If you’ve walked past the Derinton Community Centre in Tooting recently, you may have noticed vibrant yellow planters bursting with colourful flowers, where rubbish used to reside, and young people sitting on bright benches doing their homework.

Those young people, who attend the CARAS youth club on the site, worked with a team from Transition Town Tooting to build the planters and the benches and paint them over a number of weeks. They sowed seeds early on in the project and also chose plants that now grow there, during a visit to Share Community Garden

The project came about after the youth club made a visit to Tooting Community Garden.  This led to the idea of the teenagers creating an urban garden on-site over eight weekly Saturday sessions.

“Before this, I didn’t know how to plant and grow plants, but I learned how, and I enjoyed making the planter too”, said Waseem, one of the young people who transformed the space.

CARAS (previously Klevis Kola) is a community based organisation working with refugees and asylum seekers.  The gardening project was developed with the young people, encouraging teamwork and communication, developing and practicing new skills and meeting new people in the wider community.

Jenny Teasdale, who coordinated Transition Town Tooting’s involvement said,

“Working with these young people over the last couple of months has been wonderful. Together, we imagined the possibilities of an urban garden, creating a mood board of ideas, and then we made some of those ideas a reality.

Everyone planted seeds in the first few weeks and the kids tended them throughout, watching sunflowers, beans and salad leaves growing, ready to be planted out in the final weeks. With wooden materials from the community garden, the kids cut, assembled and painted planters and benches – making design decisions on the fly and developing new skills along the way. As a group, we decided what plants to grow and where to site what we built.

I know I wasn’t the only person sad to see the project come to an end, having enjoyed every second of the process. At the same time, we are all really happy to see the transformation in just two short months.”

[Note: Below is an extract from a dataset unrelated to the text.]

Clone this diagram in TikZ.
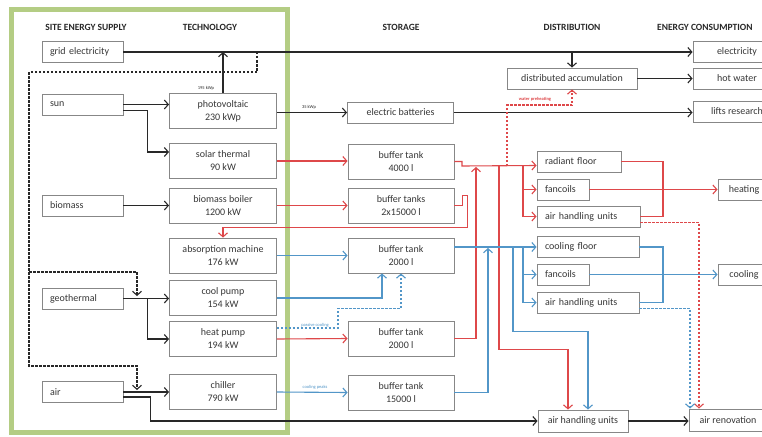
\documentclass[tikz,border=0pt]{standalone}
\usepackage{fontspec}
\setmainfont{Carlito}
\usetikzlibrary{arrows.meta,calc}
\definecolor{frameg}{RGB}{180,205,132}
\definecolor{boxc}{RGB}{135,135,135}
\definecolor{txt}{RGB}{55,55,55}
\definecolor{hred}{RGB}{222,72,74}
\definecolor{cblue}{RGB}{82,150,200}
\definecolor{blk}{RGB}{40,40,40}
\begin{document}
\begin{tikzpicture}[x=1pt,y=-1pt,
 box/.style={draw=boxc,line width=0.9pt,fill=white,inner sep=0pt,align=center,text=txt,font=\fontsize{10}{13}\selectfont},
 lbox/.style={box,align=left,inner xsep=8pt},
 hdr/.style={font=\bfseries\fontsize{9.5}{11}\selectfont,text=blk,inner sep=0pt},
 tinylab/.style={font=\fontsize{4.5}{5}\selectfont,inner sep=0.5pt},
 arr/.style={-{Straight Barb[length=4pt,width=9pt]}},
 bl/.style={draw=blk,line width=1.1pt},
 rd/.style={draw=hred,line width=1.1pt},
 bu/.style={draw=cblue,line width=1.1pt},
 dsh/.style={dash pattern=on 2.5pt off 1.5pt},
]
\useasboundingbox (0,0) rectangle (762,436);
\clip (0,0) rectangle (762,436);
\fill[white] (0,0) rectangle (762,436);
% frame
\node[draw=frameg,line width=5pt,minimum width=276pt,minimum height=422pt,inner sep=0pt] (frame) at (149,221) {};
% headers
\node[hdr] (h1) at (86,27) {SITE ENERGY SUPPLY};
\node[hdr] (h2) at (210,27) {TECHNOLOGY};
\node[hdr] (h3) at (401,27) {STORAGE};
\node[hdr] (h4) at (572,27) {DISTRIBUTION};
\node[hdr,anchor=west] (h5) at (657,27) {ENERGY CONSUMPTION};
% site boxes
\begin{scope}[every node/.style={lbox,text width=65pt,minimum height=21pt}]
\node (grid) at (82.5,52) {grid electricity};
\node (sun) at (82.5,104.5) {sun};
\node (bio) at (82.5,205.5) {biomass};
\node (geo) at (82.5,298.5) {geothermal};
\node (air) at (82.5,392) {air};
\end{scope}
% technology
\begin{scope}[every node/.style={box,minimum width=107pt,minimum height=35pt}]
\node (pv) at (223,111) {photovoltaic\\230 kWp};
\node (st) at (223,161) {solar thermal\\90 kW};
\node (bb) at (223,205.5) {biomass boiler\\1200 kW};
\node (abs) at (223,255.5) {absorption machine\\176 kW};
\node (cp) at (223,298) {cool pump\\154 kW};
\node (hp) at (223,339) {heat pump\\194 kW};
\node (ch) at (223,392) {chiller\\790 kW};
\end{scope}
% storage
\begin{scope}[every node/.style={box,minimum width=106pt,minimum height=35pt}]
\node[minimum height=21pt] (eb) at (400.5,112.5) {electric batteries};
\node (bt1) at (401,161.5) {buffer tank\\4000 l};
\node (bt2) at (401,205.5) {buffer tanks\\2x15000 l};
\node (bt3) at (401,255.5) {buffer tank\\2000 l};
\node (bt4) at (401,338.5) {buffer tank\\2000 l};
\node (bt5) at (401,392.5) {buffer tank\\15000 l};
\end{scope}
% distribution
\node[box,minimum width=130pt,minimum height=21pt] (da) at (572,78.5) {distributed accumulation};
\begin{scope}[every node/.style={lbox,minimum height=21pt}]
\node[text width=68pt] (rf) at (579,161.5) {radiant floor};
\node[text width=36pt] (fc1) at (563,189.5) {fancoils};
\node[text width=87pt] (ahu1) at (588.5,216.5) {air handling units};
\node[text width=86pt] (cf) at (588,247) {cooling floor};
\node[text width=36pt] (fc2) at (563,274.5) {fancoils};
\node[text width=86pt] (ahu2) at (588,302.5) {air handling units};
\end{scope}
\node[box,minimum width=90pt,minimum height=22pt] (ahu3) at (583,421) {air handling units};
% consumption
\begin{scope}[every node/.style={box,minimum height=21pt}]
\node[minimum width=88pt] (el) at (737,52) {electricity};
\node[minimum width=88pt] (hw) at (737,78.5) {hot water};
\node[minimum width=88pt] (lr) at (737,111.5) {lifts research};
\node[minimum width=52pt] (heat) at (744,189.5) {heating};
\node[minimum width=52pt] (cool) at (744,274.5) {cooling};
\node[minimum width=78pt,minimum height=22pt] (ar) at (728,420) {air renovation};
\end{scope}
% ---------- black connectors
\draw[bl,arr] (grid.east) -- (el.west);
\draw[bl,arr] (pv.north) -- (pv.north |- grid.east);
\node[tinylab,text=blk] (l195) at (206,88) {195 kWp};
\coordinate (d0) at (257,52);
\coordinate (d1) at (29,272);
\draw[bl,dsh,arr] (d0) -- (257,72) -- (29,72) -- (29,366) -- (137,366) -- (137,390);
\draw[bl,dsh,arr] (d1) -- (137,272) -- (137,296);
\draw[bl,arr] (sun.east) -- (pv.west |- sun.east);
\draw[bl,arr] ($(sun.east)+(0,6)$) -- ++(24,0) |- ($(st.west)+(0,-9)$);
\draw[bl,arr] (bio.east) -- (bb.west);
\draw[bl,arr] (geo.east) -- (cp.west |- geo.east);
\draw[bl,arr] ($(geo.east)+(24,0)$) |- (hp.west);
\draw[bl,arr] (air.east) -- (ch.west);
\draw[bl,arr] ($(air.east)+(0,5)$) -- ++(27,0) |- (ahu3.west);
\draw[bl,arr] (pv.east |- eb.west) -- (eb.west);
\node[tinylab,text=blk] (l35) at (309,107) {35 kWp};
\draw[bl,arr] (eb.east) -- (lr.west |- eb.east);
\draw[bl,arr] (da.north |- grid.east) -- (da.north);
\draw[bl,arr] (da.east) -- (hw.west);
\draw[bl,arr] (ahu3.east) -- (ar.west |- ahu3.east);
% ---------- red connectors
\draw[rd,arr] (st.east) -- (bt1.west |- st.east);
\draw[rd,arr] (bb.east) -- (bt2.west);
\draw[rd,arr] (bt2.east) -- ++(8,0) -- ++(0,-10) -- ++(5,0) |- ($(abs.north)+(0,-10)$) -- (abs.north);
\draw[rd,arr] (bt1.east) -| (462,166) -- ($(rf.west)+(0,4)$);
\draw[rd,arr] (523,166) |- (fc1.west);
\draw[rd,arr] (523,166) |- (ahu1.west);
\draw[rd,arr] (hp.east) -- (bt4.west);
\draw[rd,arr] (bt4.east) -| (476,167);
\draw[rd,arr] (499,166) |- ($(ahu3.north)+(-15,-60)$) -- ($(ahu3.north)+(-15,0)$);
\draw[rd,dsh,arr] (507,166) -- (507,105) -| (da.south);
\node[tinylab,text=hred,font=\bfseries\fontsize{4.5}{5}\selectfont] (lwp) at (535,99) {water preheating};
\draw[rd] (rf.east) -| (663,216.5) -- (ahu1.east);
\draw[rd,arr] (fc1.east) -- (heat.west);
\draw[rd,dsh,arr] ($(ahu1.east)+(0,6)$) -| ($(ar.north)+(-29,0)$);
% ---------- blue connectors
\draw[bu,arr] (abs.east) -- (bt3.west);
\draw[bu,arr] (cp.east) -| ($(bt3.south)+(-19,0)$);
\draw[bu,dsh,arr] ($(hp.east)+(0,-11)$) -- ++(61,0) |- ($(bt3.south)+(0,35)$) -- (bt3.south);
\node[tinylab,text=cblue] (lpc) at (315,325) {passive cooling};
\draw[bu,arr] (ch.east) -- (bt5.west);
\node[tinylab,text=cblue] (lcp) at (315,387) {cooling peaks};
\draw[bu,arr] (bt5.east) -| (488,248);
\draw[bu,arr] ($(bt3.east)+(0,-8.5)$) -- (cf.west);
\draw[bu,arr] (523,247) |- (fc2.west);
\draw[bu,arr] (523,247) |- (ahu2.west);
\draw[bu,arr] (513,247) |- ($(ahu3.north)+(5,-78)$) -- ($(ahu3.north)+(5,0)$);
\draw[bu] (cf.east) -| (663,302.5) -- (ahu2.east);
\draw[bu,arr] (fc2.east) -- (cool.west);
\draw[bu,dsh,arr] ($(ahu2.east)+(0,6)$) -| ($(ar.north)+(-38,0)$);
\end{tikzpicture}
\end{document}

CARAS Youth Coordinator, Molly Abraham spoke about the project,

“The gardening project with TTT has been a fantastic opportunity for young people who attend CARAS to gain skills, share knowledge and create something we are all extremely proud of.  It’s been amazing to watch the group grow in confidence as they became proficient with drills, saws and secateurs, and to relax into sharing stories of growing in their home countries.  Working with the wonderful team from TTT has been a real pleasure for all of us and we are excited to be able to develop the work, and the friendships, over the coming year.”

“We painted the pallet planter and the yellow planter, and I sowed flowers and beans. They’re still growing”, said Hafso, shown here painting.

Spurred on by the development of the space and the enthusiasm of the youth group, we are delighted to announce that CARAS and Transition Town Tooting are now working in partnership with the RHS over the next year, running monthly sessions with the youth club and adults at CARAS.

The new project is called Rooting in Tooting, and is part of the RHS’s Greening Grey Britain scheme. We’ll be developing more flourishing, attractive growing ideas that will transform the site.  This practical, experiential project is just one of the ways CARAS is helping newly-arrived people to integrate into the vibrant community of Tooting.

Chris Young from the RHS led a session with the youth group last Saturday:

“I was very excited to make my first practical visit to the CARAS youth club, and had a great afternoon working with the youth club members and volunteers. We started by talking about our project to grow plants in various spaces surrounding the centre and then looked at propagating some herbs that could be used later on.
 

I gave a quick demonstration of how to take cuttings from the plants I’d brought and then everyone got stuck in and had a go.We finished up by extracting seeds from dry seed heads and sorting them into origami seed packets we’d made earlier.

Everybody was incredibly helpful, enthusiastic and welcoming. I was also impressed that some of the young people knew the plants I brought and told me about how and where they grow in their home countries.Fingers crossed that the cuttings root!
 

Looking forward to my next visit for the community fun day on Saturday where we’ll set up stand for the project .”

We’ll be promoting the new project at the CARAS Family Fun Day on Saturday, 22nd August.